Challenge —
Below is a listing to write out in full, exactly as given, without its pictures.

++++ Recorded information ++++

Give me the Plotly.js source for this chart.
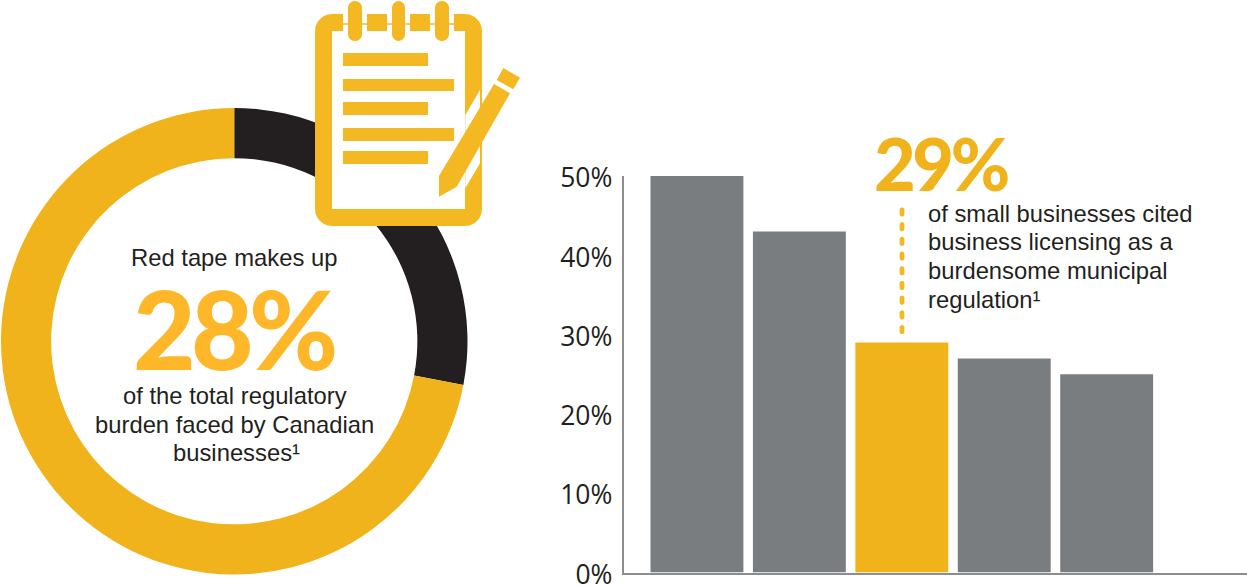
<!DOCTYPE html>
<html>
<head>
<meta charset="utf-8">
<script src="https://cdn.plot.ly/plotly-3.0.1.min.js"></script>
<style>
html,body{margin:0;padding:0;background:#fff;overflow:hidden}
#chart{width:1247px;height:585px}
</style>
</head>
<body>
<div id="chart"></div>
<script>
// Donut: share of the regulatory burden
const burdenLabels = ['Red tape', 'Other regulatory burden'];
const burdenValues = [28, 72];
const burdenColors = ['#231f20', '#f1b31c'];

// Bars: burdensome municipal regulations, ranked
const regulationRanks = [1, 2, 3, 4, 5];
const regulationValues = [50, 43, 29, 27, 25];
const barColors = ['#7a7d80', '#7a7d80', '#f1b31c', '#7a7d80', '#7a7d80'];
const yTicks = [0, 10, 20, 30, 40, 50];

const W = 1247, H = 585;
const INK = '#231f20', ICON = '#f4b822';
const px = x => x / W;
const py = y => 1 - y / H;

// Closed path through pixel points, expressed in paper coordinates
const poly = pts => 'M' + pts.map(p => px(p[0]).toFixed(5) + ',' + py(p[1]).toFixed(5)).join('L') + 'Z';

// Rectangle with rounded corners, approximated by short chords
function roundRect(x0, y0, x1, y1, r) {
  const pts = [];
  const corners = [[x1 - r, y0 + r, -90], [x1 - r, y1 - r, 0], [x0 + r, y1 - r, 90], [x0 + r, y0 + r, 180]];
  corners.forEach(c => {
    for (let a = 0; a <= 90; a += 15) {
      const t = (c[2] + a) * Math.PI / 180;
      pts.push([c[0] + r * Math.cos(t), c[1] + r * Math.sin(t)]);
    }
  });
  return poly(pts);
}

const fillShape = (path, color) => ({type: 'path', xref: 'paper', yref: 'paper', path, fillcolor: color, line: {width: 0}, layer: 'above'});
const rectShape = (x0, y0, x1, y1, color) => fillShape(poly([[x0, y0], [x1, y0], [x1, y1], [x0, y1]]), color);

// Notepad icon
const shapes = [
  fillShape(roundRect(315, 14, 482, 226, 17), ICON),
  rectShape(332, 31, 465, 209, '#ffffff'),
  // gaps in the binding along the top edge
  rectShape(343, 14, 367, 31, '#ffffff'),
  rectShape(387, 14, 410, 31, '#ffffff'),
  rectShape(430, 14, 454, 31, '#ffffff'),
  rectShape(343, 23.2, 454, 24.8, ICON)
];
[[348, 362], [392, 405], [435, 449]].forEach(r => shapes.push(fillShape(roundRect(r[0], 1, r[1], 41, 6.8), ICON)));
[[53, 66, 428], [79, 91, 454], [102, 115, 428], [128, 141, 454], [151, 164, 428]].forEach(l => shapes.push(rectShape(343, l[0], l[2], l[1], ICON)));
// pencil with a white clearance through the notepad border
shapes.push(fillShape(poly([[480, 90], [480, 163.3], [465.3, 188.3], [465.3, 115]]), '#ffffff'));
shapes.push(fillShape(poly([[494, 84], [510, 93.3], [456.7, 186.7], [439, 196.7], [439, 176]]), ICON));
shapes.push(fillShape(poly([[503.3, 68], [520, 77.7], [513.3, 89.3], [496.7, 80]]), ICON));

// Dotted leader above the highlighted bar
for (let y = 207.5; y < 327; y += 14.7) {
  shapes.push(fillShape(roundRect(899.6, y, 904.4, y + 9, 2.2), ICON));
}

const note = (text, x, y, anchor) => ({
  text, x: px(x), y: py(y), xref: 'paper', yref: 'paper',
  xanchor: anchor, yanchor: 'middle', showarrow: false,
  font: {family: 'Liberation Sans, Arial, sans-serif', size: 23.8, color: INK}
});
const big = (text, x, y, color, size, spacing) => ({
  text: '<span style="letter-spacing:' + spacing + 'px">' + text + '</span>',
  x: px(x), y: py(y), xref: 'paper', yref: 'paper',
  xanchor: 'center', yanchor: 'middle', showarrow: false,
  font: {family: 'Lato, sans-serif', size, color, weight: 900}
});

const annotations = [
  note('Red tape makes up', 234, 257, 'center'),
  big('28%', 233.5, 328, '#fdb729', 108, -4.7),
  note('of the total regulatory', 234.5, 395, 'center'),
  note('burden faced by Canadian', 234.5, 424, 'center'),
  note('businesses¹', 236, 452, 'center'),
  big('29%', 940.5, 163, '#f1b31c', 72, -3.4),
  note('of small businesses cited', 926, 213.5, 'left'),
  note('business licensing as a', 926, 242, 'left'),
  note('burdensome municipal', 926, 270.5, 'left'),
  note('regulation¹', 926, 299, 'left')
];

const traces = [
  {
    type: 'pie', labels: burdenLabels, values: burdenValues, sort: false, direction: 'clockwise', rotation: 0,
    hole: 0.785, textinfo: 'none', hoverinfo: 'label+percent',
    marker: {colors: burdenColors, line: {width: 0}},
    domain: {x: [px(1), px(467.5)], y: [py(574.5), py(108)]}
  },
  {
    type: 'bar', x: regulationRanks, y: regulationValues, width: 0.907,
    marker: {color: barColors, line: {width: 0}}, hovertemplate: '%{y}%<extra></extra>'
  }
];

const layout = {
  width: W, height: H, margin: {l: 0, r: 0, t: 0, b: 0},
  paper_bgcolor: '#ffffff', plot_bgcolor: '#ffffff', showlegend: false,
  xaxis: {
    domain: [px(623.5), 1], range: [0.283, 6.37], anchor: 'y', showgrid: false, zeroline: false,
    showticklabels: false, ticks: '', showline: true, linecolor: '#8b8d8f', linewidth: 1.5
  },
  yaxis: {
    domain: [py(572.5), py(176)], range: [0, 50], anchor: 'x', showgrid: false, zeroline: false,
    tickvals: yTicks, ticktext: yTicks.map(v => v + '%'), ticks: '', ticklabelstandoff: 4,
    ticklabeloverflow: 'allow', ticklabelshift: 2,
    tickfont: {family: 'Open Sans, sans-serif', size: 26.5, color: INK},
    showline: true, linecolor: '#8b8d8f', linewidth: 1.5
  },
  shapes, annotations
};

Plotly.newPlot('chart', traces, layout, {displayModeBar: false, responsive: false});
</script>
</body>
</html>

++++

Problem solution —
Give me the Plotly.js source for this chart.
<!DOCTYPE html>
<html>
<head>
<meta charset="utf-8">
<script src="https://cdn.plot.ly/plotly-3.0.1.min.js"></script>
<style>
html,body{margin:0;padding:0;background:#fff;overflow:hidden}
#chart{width:1247px;height:585px}
</style>
</head>
<body>
<div id="chart"></div>
<script>
// Donut: share of the regulatory burden
const burdenLabels = ['Red tape', 'Other regulatory burden'];
const burdenValues = [28, 72];
const burdenColors = ['#231f20', '#f1b31c'];

// Bars: burdensome municipal regulations, ranked
const regulationRanks = [1, 2, 3, 4, 5];
const regulationValues = [50, 43, 29, 27, 25];
const barColors = ['#7a7d80', '#7a7d80', '#f1b31c', '#7a7d80', '#7a7d80'];
const yTicks = [0, 10, 20, 30, 40, 50];

const W = 1247, H = 585;
const INK = '#231f20', ICON = '#f4b822';
const px = x => x / W;
const py = y => 1 - y / H;

// Closed path through pixel points, expressed in paper coordinates
const poly = pts => 'M' + pts.map(p => px(p[0]).toFixed(5) + ',' + py(p[1]).toFixed(5)).join('L') + 'Z';

// Rectangle with rounded corners, approximated by short chords
function roundRect(x0, y0, x1, y1, r) {
  const pts = [];
  const corners = [[x1 - r, y0 + r, -90], [x1 - r, y1 - r, 0], [x0 + r, y1 - r, 90], [x0 + r, y0 + r, 180]];
  corners.forEach(c => {
    for (let a = 0; a <= 90; a += 15) {
      const t = (c[2] + a) * Math.PI / 180;
      pts.push([c[0] + r * Math.cos(t), c[1] + r * Math.sin(t)]);
    }
  });
  return poly(pts);
}

const fillShape = (path, color) => ({type: 'path', xref: 'paper', yref: 'paper', path, fillcolor: color, line: {width: 0}, layer: 'above'});
const rectShape = (x0, y0, x1, y1, color) => fillShape(poly([[x0, y0], [x1, y0], [x1, y1], [x0, y1]]), color);

// Notepad icon
const shapes = [
  fillShape(roundRect(315, 14, 482, 226, 17), ICON),
  rectShape(332, 31, 465, 209, '#ffffff'),
  // gaps in the binding along the top edge
  rectShape(343, 14, 367, 31, '#ffffff'),
  rectShape(387, 14, 410, 31, '#ffffff'),
  rectShape(430, 14, 454, 31, '#ffffff'),
  rectShape(343, 23.2, 454, 24.8, ICON)
];
[[348, 362], [392, 405], [435, 449]].forEach(r => shapes.push(fillShape(roundRect(r[0], 1, r[1], 41, 6.8), ICON)));
[[53, 66, 428], [79, 91, 454], [102, 115, 428], [128, 141, 454], [151, 164, 428]].forEach(l => shapes.push(rectShape(343, l[0], l[2], l[1], ICON)));
// pencil with a white clearance through the notepad border
shapes.push(fillShape(poly([[480, 90], [480, 163.3], [465.3, 188.3], [465.3, 115]]), '#ffffff'));
shapes.push(fillShape(poly([[494, 84], [510, 93.3], [456.7, 186.7], [439, 196.7], [439, 176]]), ICON));
shapes.push(fillShape(poly([[503.3, 68], [520, 77.7], [513.3, 89.3], [496.7, 80]]), ICON));

// Dotted leader above the highlighted bar
for (let y = 207.5; y < 327; y += 14.7) {
  shapes.push(fillShape(roundRect(899.6, y, 904.4, y + 9, 2.2), ICON));
}

const note = (text, x, y, anchor) => ({
  text, x: px(x), y: py(y), xref: 'paper', yref: 'paper',
  xanchor: anchor, yanchor: 'middle', showarrow: false,
  font: {family: 'Liberation Sans, Arial, sans-serif', size: 23.8, color: INK}
});
const big = (text, x, y, color, size, spacing) => ({
  text: '<span style="letter-spacing:' + spacing + 'px">' + text + '</span>',
  x: px(x), y: py(y), xref: 'paper', yref: 'paper',
  xanchor: 'center', yanchor: 'middle', showarrow: false,
  font: {family: 'Lato, sans-serif', size, color, weight: 900}
});

const annotations = [
  note('Red tape makes up', 234, 257, 'center'),
  big('28%', 233.5, 328, '#fdb729', 108, -4.7),
  note('of the total regulatory', 234.5, 395, 'center'),
  note('burden faced by Canadian', 234.5, 424, 'center'),
  note('businesses¹', 236, 452, 'center'),
  big('29%', 940.5, 163, '#f1b31c', 72, -3.4),
  note('of small businesses cited', 926, 213.5, 'left'),
  note('business licensing as a', 926, 242, 'left'),
  note('burdensome municipal', 926, 270.5, 'left'),
  note('regulation¹', 926, 299, 'left')
];

const traces = [
  {
    type: 'pie', labels: burdenLabels, values: burdenValues, sort: false, direction: 'clockwise', rotation: 0,
    hole: 0.785, textinfo: 'none', hoverinfo: 'label+percent',
    marker: {colors: burdenColors, line: {width: 0}},
    domain: {x: [px(1), px(467.5)], y: [py(574.5), py(108)]}
  },
  {
    type: 'bar', x: regulationRanks, y: regulationValues, width: 0.907,
    marker: {color: barColors, line: {width: 0}}, hovertemplate: '%{y}%<extra></extra>'
  }
];

const layout = {
  width: W, height: H, margin: {l: 0, r: 0, t: 0, b: 0},
  paper_bgcolor: '#ffffff', plot_bgcolor: '#ffffff', showlegend: false,
  xaxis: {
    domain: [px(623.5), 1], range: [0.283, 6.37], anchor: 'y', showgrid: false, zeroline: false,
    showticklabels: false, ticks: '', showline: true, linecolor: '#8b8d8f', linewidth: 1.5
  },
  yaxis: {
    domain: [py(572.5), py(176)], range: [0, 50], anchor: 'x', showgrid: false, zeroline: false,
    tickvals: yTicks, ticktext: yTicks.map(v => v + '%'), ticks: '', ticklabelstandoff: 4,
    ticklabeloverflow: 'allow', ticklabelshift: 2,
    tickfont: {family: 'Open Sans, sans-serif', size: 26.5, color: INK},
    showline: true, linecolor: '#8b8d8f', linewidth: 1.5
  },
  shapes, annotations
};

Plotly.newPlot('chart', traces, layout, {displayModeBar: false, responsive: false});
</script>
</body>
</html>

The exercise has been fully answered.